Tuesday, January 16, 2007

Grace Dent updates

Grace Dent can be found HERE

On the shreddies front, things were getting desperate for Leo Sayer. Staring forlornly at a suitcase full of grubby keks, Leo prays for the arrival of the special laundry fairy who replenishes his pant supply back home. "Washing powder is provided, Leo," says Big Brother.

Leo is very vexed. "I do not wash my own clothes!" he snaps. Washing his own underwear is clearly below Leo. Surely some Endemol work experience flunkie should be dispatched with a box of Dreft for a merry afternoon gratefully scrubbing the royal gusset? "This is unsanitary! And unhygienic!" rails Leo, "If you won't provide me with fresh pants I'm out of here. Let me out!"

At least this incident offers us a new reading of Leo's recent remastered hit Thunder in My Heart. "There's a storm raging deep inside my soul/There's a howling wind that I can't control/There's a fire inside that I can't explain," sings Leo, "I feel thunder in my heart and I can't explain!"

Until recently, I thought the track was about woman troubles. Now, I realise it was written in the 70s on the bleak day when the Sunset Strip Hyatt hotel couldn't assure Leo a same-day under-garment laundering service.

"Right, f****** let me out!" Leo yells. Eventually he levers open a door with a shovel and makes his escape, reaching the security fence before being flanked by two hulking security guards who prevent him going any further. Whether you like Leo or not, there's something about this final part of the drama that I find slightly unnerving.

"We've got him!" one guard shouts into his walkie-talkie. They then physically detain the flailing, shouting Leo until a producer and a camera crew can get there.

In seriousness, what sort of contract do housemates sign when they enter Big Brother? This is a TV studio in Elstree, not one of Her Majesty's detention facilities. How are Endemol employees allowed to use brute force to stop you leaving when you're shouting, "Let me out! Let me out! I want to leave!" at the top of your voice?

Of course, before anyone launches a human rights appeal on Leo Sayer's behalf it should be mentioned that when Leo is permitted to leave "this stupid f****** TV show" and "this stupid f****** country", he doesn't go at all. He hangs around to do an exclusive Friday-night interview, watch his best bits, talk about himself and cram his face on TV a little more. So much for hating Big Brother.

Leo's departure plays havoc with the Friday-night eviction.
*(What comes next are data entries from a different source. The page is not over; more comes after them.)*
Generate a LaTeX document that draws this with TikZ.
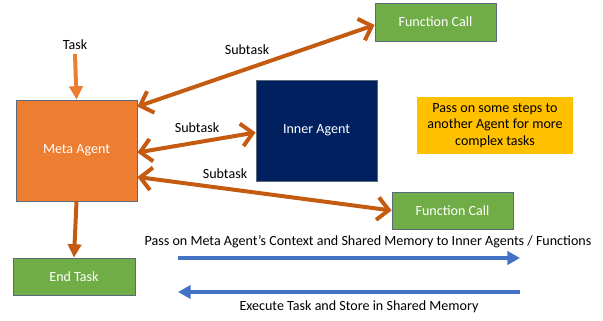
\documentclass[tikz,border=0pt]{standalone}
\usepackage{fontspec}
\setmainfont{Carlito}
\usetikzlibrary{arrows.meta,calc}
\definecolor{metaorange}{HTML}{ED7D31}
\definecolor{arrorange}{HTML}{C55A11}
\definecolor{fungreen}{HTML}{70AD47}
\definecolor{innerblue}{HTML}{002060}
\definecolor{noteyellow}{HTML}{FFC000}
\definecolor{flowblue}{HTML}{4472C4}
\definecolor{edgegray}{HTML}{5A6A7A}
\tikzset{
  box/.style={draw=edgegray,line width=0.7pt,text=white,align=center},
  subarrow/.style={arrorange,line width=3.4pt,{Straight Barb[length=3.4mm,width=6.8mm]}-{Straight Barb[length=3.4mm,width=6.8mm]}},
  downarrow/.style={line width=3.4pt,-{Triangle[length=4mm,width=4mm]}},
  flowarrow/.style={flowblue,line width=3pt,-{Triangle[length=3.8mm,width=4mm]}}
}
\begin{document}
\begin{tikzpicture}[x=0.03cm,y=-0.03cm,font=\fontsize{12}{14}\selectfont]
  \useasboundingbox (0,0) rectangle (603,321);
  \node[box,fill=metaorange,minimum width=3.63cm,minimum height=3.03cm](meta) at (76.5,150.5){Meta Agent};
  \node[box,fill=fungreen,minimum width=3.63cm,minimum height=1.14cm](fctop) at (435.5,22){Function Call};
  \node[box,fill=innerblue,minimum width=3.63cm,minimum height=3.03cm](inner) at (316.5,130.5){Inner Agent};
  \node[box,draw=none,fill=noteyellow,text=black,minimum width=4.68cm,minimum height=1.71cm](note) at (495,125.5){Pass on some steps to\\another Agent for more\\complex tasks};
  \node[box,fill=fungreen,minimum width=3.63cm,minimum height=1.11cm](fcbot) at (452.5,210.5){Function Call};
  \node[box,fill=fungreen,minimum width=3.66cm,minimum height=1.11cm](endtask) at (74,276.5){End Task};
  \node(task) at (75,45){Task};
  % orange connectors
  \draw[downarrow,metaorange](task.south)--(meta.north);
  \draw[downarrow,arrorange](meta.south)--(endtask.north);
  \draw[subarrow]($(meta.north east)+(0,7)$)--($(fctop.west)+(0,3)$);
  \draw[subarrow]($(meta.east)+(0,2)$)--($(inner.west)+(0,2)$);
  \draw[subarrow]($(meta.east)+(0,26.5)$)--(fcbot.west);
  \node(sub1) at (247,50){Subtask};
  \node(sub2) at (197,128){Subtask};
  \node(sub3) at (225,174){Subtask};
  % memory flow
  \coordinate(passL) at (178,258);
  \coordinate(passR) at (520,258);
  \coordinate(execL) at (178,292);
  \coordinate(execR) at (520,292);
  \draw[flowarrow](passL)--(passR);
  \draw[flowarrow](execR)--(execL);
  \node(passtext) at (368,242){Pass on Meta Agent’s Context and Shared Memory to Inner Agents / Functions};
  \node(exectext) at (359,307){Execute Task and Store in Shared Memory};
\end{tikzpicture}
\end{document}
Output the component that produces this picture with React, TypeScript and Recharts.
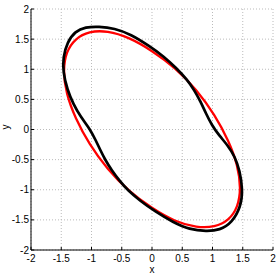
import { CartesianGrid, Line, LineChart, XAxis, YAxis } from "recharts";

const TICKS = [-2, -1.5, -1, -0.5, 0, 0.5, 1, 1.5, 2];

// red ellipse, points
const redX = [1.47, 1.42, 1.27, 1.04, 0.74, 0.38, 0, -0.38, -0.74, -1.04, -1.27, -1.42, -1.47, -1.42, -1.27, -1.04, -0.74, -0.38, 0, 0.38, 0.74, 1.04, 1.27, 1.42];
const redY = [-0.98, -0.6, -0.19, 0.24, 0.66, 1.03, 1.31, 1.53, 1.64, 1.63, 1.51, 1.29, 0.98, 0.6, 0.19, -0.24, -0.66, -1.03, -1.31, -1.53, -1.63, -1.62, -1.51, -1.29];

// black (wobbly) curve, clockwise from the top
const blackX = [-0.88, -0.62, -0.35, -0.05, 0.2, 0.4, 0.58, 0.7, 0.8, 0.89, 0.99, 1.11, 1.25, 1.37, 1.45, 1.5, 1.47, 1.32, 1.12, 0.9, 0.62, 0.35, 0.05, -0.2, -0.4, -0.53, -0.67, -0.77, -0.85, -0.93, -1.02, -1.18, -1.3, -1.4, -1.47, -1.47, -1.4, -1.27, -1.1];
const blackY = [1.71, 1.68, 1.58, 1.39, 1.21, 1.02, 0.83, 0.65, 0.47, 0.27, 0.07, -0.1, -0.26, -0.45, -0.68, -1.0, -1.28, -1.55, -1.67, -1.69, -1.66, -1.54, -1.36, -1.18, -1.01, -0.86, -0.67, -0.51, -0.35, -0.18, 0.0, 0.21, 0.42, 0.66, 0.95, 1.2, 1.45, 1.63, 1.7];

const pts = (xs: number[], ys: number[]) => xs.map((x, i) => ({ x, y: ys[i] }));

const FONT = "Liberation Sans, Arial, sans-serif";
const TICK = { fill: "#000", fontSize: 10, fontFamily: FONT };

export default function App() {
  return (
    <div style={{ position: "absolute", left: 0, top: 0, width: 277, height: 277, background: "#fff" }}>
      <LineChart width={277} height={277} margin={{ top: 9, right: 4, bottom: 0, left: 0 }}>
        <CartesianGrid stroke="#bbb" strokeDasharray="1 2" />
        <XAxis
          type="number"
          dataKey="x"
          domain={[-2, 2]}
          ticks={TICKS}
          interval={0}
          height={27}
          tick={TICK}
          tickSize={-3}
          tickMargin={8}
          stroke="#000"
          label={{ value: "x", position: "insideBottom", offset: 4, fontSize: 10, fill: "#000", fontFamily: FONT }}
        />
        <YAxis
          type="number"
          dataKey="y"
          domain={[-2, 2]}
          ticks={TICKS}
          interval={0}
          width={31}
          tick={TICK}
          tickSize={-3}
          tickMargin={5}
          stroke="#000"
          label={{ value: "y", angle: -90, position: "insideLeft", offset: 5, fontSize: 10, fill: "#000", fontFamily: FONT }}
        />
        <XAxis xAxisId="top" orientation="top" type="number" domain={[-2, 2]} ticks={TICKS} height={0} tick={false} tickSize={-3} stroke="#000" />
        <YAxis yAxisId="right" orientation="right" type="number" domain={[-2, 2]} ticks={TICKS} width={0} tick={false} tickSize={-3} stroke="#000" />
        <Line
          data={pts(redX, redY)}
          dataKey="y"
          type="basisClosed"
          stroke="#ff0000"
          strokeWidth={2.3}
          dot={false}
          isAnimationActive={false}
        />
        <Line
          data={pts(blackX, blackY)}
          dataKey="y"
          type="basisClosed"
          stroke="#000"
          strokeWidth={2.7}
          dot={false}
          isAnimationActive={false}
        />
      </LineChart>
    </div>
  );
}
In a head-to-head between a columnist and Face from the A-Team, it's little surprise when Carole is spewn down the steps receiving the same muddy carpet of boos and cheers that almost everyone leaving and entering the house receives these days.
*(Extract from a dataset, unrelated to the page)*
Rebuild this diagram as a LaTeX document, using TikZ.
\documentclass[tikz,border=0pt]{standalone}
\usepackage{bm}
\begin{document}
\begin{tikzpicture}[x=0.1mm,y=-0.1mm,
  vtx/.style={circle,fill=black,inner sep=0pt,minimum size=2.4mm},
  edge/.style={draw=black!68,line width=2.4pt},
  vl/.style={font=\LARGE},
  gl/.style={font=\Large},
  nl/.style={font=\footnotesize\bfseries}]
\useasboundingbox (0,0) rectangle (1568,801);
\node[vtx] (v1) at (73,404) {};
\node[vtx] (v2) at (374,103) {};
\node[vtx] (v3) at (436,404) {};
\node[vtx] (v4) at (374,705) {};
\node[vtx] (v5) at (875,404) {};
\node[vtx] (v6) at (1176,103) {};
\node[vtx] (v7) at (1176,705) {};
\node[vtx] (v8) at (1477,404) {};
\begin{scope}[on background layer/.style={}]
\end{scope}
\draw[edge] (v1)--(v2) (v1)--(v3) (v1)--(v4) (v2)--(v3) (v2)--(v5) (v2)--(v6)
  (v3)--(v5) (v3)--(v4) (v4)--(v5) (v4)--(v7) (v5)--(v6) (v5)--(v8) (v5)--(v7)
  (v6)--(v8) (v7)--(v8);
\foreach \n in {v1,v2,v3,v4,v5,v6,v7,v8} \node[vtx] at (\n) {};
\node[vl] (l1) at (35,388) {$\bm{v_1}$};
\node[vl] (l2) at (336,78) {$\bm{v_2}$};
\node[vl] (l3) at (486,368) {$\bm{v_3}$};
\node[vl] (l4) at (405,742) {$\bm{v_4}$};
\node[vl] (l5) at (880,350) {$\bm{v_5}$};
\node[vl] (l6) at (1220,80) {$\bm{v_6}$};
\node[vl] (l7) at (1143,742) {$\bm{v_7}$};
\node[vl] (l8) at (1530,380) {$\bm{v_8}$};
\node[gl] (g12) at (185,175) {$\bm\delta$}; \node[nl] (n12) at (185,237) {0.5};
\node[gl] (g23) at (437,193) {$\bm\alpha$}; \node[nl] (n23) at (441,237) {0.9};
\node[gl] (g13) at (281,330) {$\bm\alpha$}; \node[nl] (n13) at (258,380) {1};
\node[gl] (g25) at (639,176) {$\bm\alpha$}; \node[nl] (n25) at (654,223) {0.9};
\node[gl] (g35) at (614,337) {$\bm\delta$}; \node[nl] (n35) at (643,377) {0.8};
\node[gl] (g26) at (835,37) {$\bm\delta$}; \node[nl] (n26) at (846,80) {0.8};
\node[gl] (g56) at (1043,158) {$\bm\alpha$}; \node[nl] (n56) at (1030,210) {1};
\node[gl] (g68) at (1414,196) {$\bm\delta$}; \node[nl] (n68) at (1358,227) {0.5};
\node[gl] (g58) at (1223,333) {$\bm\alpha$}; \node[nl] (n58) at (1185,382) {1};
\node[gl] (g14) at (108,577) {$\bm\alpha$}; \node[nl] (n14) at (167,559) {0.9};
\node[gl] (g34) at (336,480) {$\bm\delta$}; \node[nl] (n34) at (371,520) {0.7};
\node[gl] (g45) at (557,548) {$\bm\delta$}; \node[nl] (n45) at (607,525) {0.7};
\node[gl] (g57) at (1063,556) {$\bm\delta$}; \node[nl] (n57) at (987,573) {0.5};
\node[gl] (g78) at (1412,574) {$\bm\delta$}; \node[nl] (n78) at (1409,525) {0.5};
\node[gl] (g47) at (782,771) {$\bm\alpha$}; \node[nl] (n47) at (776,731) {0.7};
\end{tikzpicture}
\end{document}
Let's hope in time for BB8 they find a totally new way of putting people in and out of the house. For me, the moment it became totally standard for people to be booed and abused on their way into the house, eviction nights lost their pizazz.

I'll miss Carole. She was dry, witty, calm-headed and at least led the conversation into some intelligent places. I sat watching live feed Jade and Danielle over the weekend, with added percussion by Jack. To say that an eight-year-old child could run rings around them all intellectually would be vastly unfair to Tony Blair's educational legacy.

How has Danielle got all those GCSEs? Was she dating the exam-board supervisor? Whatever, listening to Jade and Danielle even try to agree where they met and how they know each other puts me in mind of that Larson cartoon "Midvale School for the Gifted".

Last night on the live feed, Jade sat moaning at Shilpa about the way she acted during Carole's nomination. Six minutes into "the conversation", having endured Jade's singular point ten times, I decided to watch World Darts. I'm still truly disappointed that Celebrity Big Brother contains Jade Goody.

I'm not interested in hearing any more of the inarticulate ramblings of her Malteser-sized mind. She's had half a dozen other reality shows already. I'm not bothered about her, or her silly little lapdog boypal in his ridiculous Steptoe braces and Top Shop porkpie hat mooching about like a Lidl Justin Timberlake, either.

How long before Jermaine, Shilpa and Dirk walk out too? In the face of so much stupidity, bitching and bad feeling, I'm very impressed with Shilpa Shetty for having the stoic determination to stay. She's the best advert for converting to Hinduism I've ever seen. If Shilpa's faith could help me retreat to a fluttery place in my head where the tedious little triumvirate of fishwife Danielle, Fenella the Kettle Witch Jo and Jade plc became even worth reasoning with, I'd give it a shot.

With almost two weeks to go, I need divine intervention from somewhere.